A Steady Rain
Keith Huff became my hero when I knew he wrote Mad Men and the brilliant House of Cards. His expertise at storytelling and snappy dialogue is also on show at Sydney’s Old Fitz with A Steady Rain, a two hander about a couple of longtime partners patrolling the hardened streets of Chicago.
Huff wrote it in 2007 and then Hugh Jackman and Daniel Craig played the roles on Broadway. Here, Justin Stewart-Cotta plays Denny, an explosively emotional cop obsessed with protecting his family, while Nick Barkla is Joey, a more thoughtful, heavy-drinking loner who’s cherished by Denny and his family. We mostly see them sitting side by side as in the patrol car, bickering, challenging but always looking out for each other.
A fallout with the station escalates into a brutal criminal entanglement which Hoff unwinds with clear and bloody detail, and which eventually smashes into Denny’s home and, as the stakes grow, polarises our buddies.
Adam Cook’s fine production makes imaginative use of this intimate space beyond the two central chairs.
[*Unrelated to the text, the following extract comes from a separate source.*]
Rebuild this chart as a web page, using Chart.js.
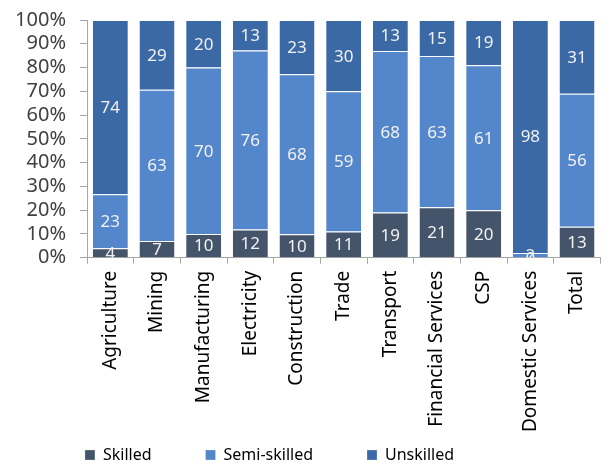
<!DOCTYPE html>
<html>
<head>
<meta charset="utf-8">
<script src="https://cdn.jsdelivr.net/npm/chart.js@4.4.1/dist/chart.umd.min.js"></script>
<style>
  html, body { margin: 0; padding: 0; background: #fff; }
</style>
</head>
<body>
<canvas id="chartSkills" width="607" height="467"></canvas>
<script>
// share of employment by skill level, per sector (%)
var sectors = ['Agriculture', 'Mining', 'Manufacturing', 'Electricity', 'Construction', 'Trade',
    'Transport', 'Financial Services', 'CSP', 'Domestic Services', 'Total'];
var skilled = [4, 7, 10, 12, 10, 11, 19, 21, 20, 0, 13];
var semiSkilled = [23, 63, 70, 76, 68, 59, 68, 63, 61, 2, 56];
var unskilled = [74, 29, 20, 13, 23, 30, 13, 15, 19, 98, 31];
var yTickValues = [0, 10, 20, 30, 40, 50, 60, 70, 80, 90, 100];

var FONT = '"Noto Sans", "DejaVu Sans", sans-serif';
var LEGEND_GAP = 54;

// 100% stacked: each column scaled to its own total
function toShare(values) {
    return values.map(function (v, i) {
        return v / (skilled[i] + semiSkilled[i] + unskilled[i]) * 100;
    });
}

var barLabels = {
    id: 'barLabels',
    afterDatasetsDraw: function (chart) {
        var ctx = chart.ctx;
        var area = chart.chartArea;
        ctx.save();
        ctx.beginPath();
        ctx.rect(area.left, area.top, area.right - area.left, area.bottom - area.top);
        ctx.clip();
        ctx.font = '17px ' + FONT;
        ctx.fillStyle = '#f2f2f2';
        ctx.textAlign = 'center';
        ctx.textBaseline = 'middle';
        chart.data.datasets.forEach(function (ds, i) {
            chart.getDatasetMeta(i).data.forEach(function (bar, j) {
                var c = bar.getCenterPoint();
                ctx.fillText(ds.values[j], c.x, c.y + 1);
            });
        });
        ctx.restore();
    }
};

// wide gaps between legend items but a short legend box:
// items are drawn LEGEND_GAP below the box top, so raise the top edge
var legendShift = {
    id: 'legendShift',
    afterLayout: function (chart) {
        var lg = chart.legend;
        lg.left -= 32; lg.right -= 32;
        lg.top -= 46;
    }
};

function makeSet(label, values, color) {
    return {
        label: label,
        values: values,
        data: toShare(values),
        backgroundColor: color,
        borderColor: '#ffffff',
        borderWidth: { top: 1, bottom: 0, left: 0, right: 0 },
        borderSkipped: false,
        categoryPercentage: 0.75,
        barPercentage: 1
    };
}

new Chart(document.getElementById('chartSkills'), {
    type: 'bar',
    data: {
        labels: sectors,
        datasets: [
            makeSet('Skilled', skilled, '#44546a'),
            makeSet('Semi-skilled', semiSkilled, '#5486cc'),
            makeSet('Unskilled', unskilled, '#3a69a6')
        ]
    },
    plugins: [barLabels, legendShift],
    options: {
        responsive: false,
        animation: false,
        layout: { padding: { top: 0, right: 4, left: 0, bottom: 0 } },
        plugins: {
            tooltip: { enabled: false },
            legend: {
                position: 'bottom',
                maxHeight: 28,
                labels: {
                    boxWidth: 10,
                    boxHeight: 10,
                    padding: LEGEND_GAP,
                    color: '#000',
                    font: { family: FONT, size: 16 }
                }
            }
        },
        scales: {
            x: {
                stacked: true,
                grid: { drawOnChartArea: false, offset: true, tickLength: 6, color: '#a6a6a6' },
                border: { color: '#a6a6a6' },
                ticks: {
                    minRotation: 90,
                    maxRotation: 90,
                    padding: 7,
                    color: '#000',
                    font: { family: FONT, size: 19 }
                }
            },
            y: {
                stacked: true,
                min: 0,
                max: 100,
                afterBuildTicks: function (scale) {
                    scale.ticks = yTickValues.map(function (v) { return { value: v }; });
                },
                afterFit: function (scale) {
                    scale.width = 87;
                    scale.paddingTop = 20;
                },
                grid: { drawOnChartArea: false, tickLength: 7, color: '#a6a6a6' },
                border: { color: '#a6a6a6' },
                ticks: {
                    autoSkip: false,
                    padding: 14,
                    color: '#404040',
                    font: { family: FONT, size: 20 },
                    callback: function (v) { return v + '%'; }
                }
            }
        }
    }
});
</script>
</body>
</html>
Sharp lighting and nicely varied sound takes us into the streets, offices and crime scenes - and unrelenting rain - of this underbelly Chicago.
Both actors are perfectly accented and emotionally pitched and their arc of suspenseful storytelling, to us or each other, almost rivets our attention for the full 110 mins. An unfolding cop buddy story is hardly an American original, especially one where masculine identity is forged to the family - itself another US obsession. You can see it every night on telly but Cook and his actors make it worth braving the rain for the theatre.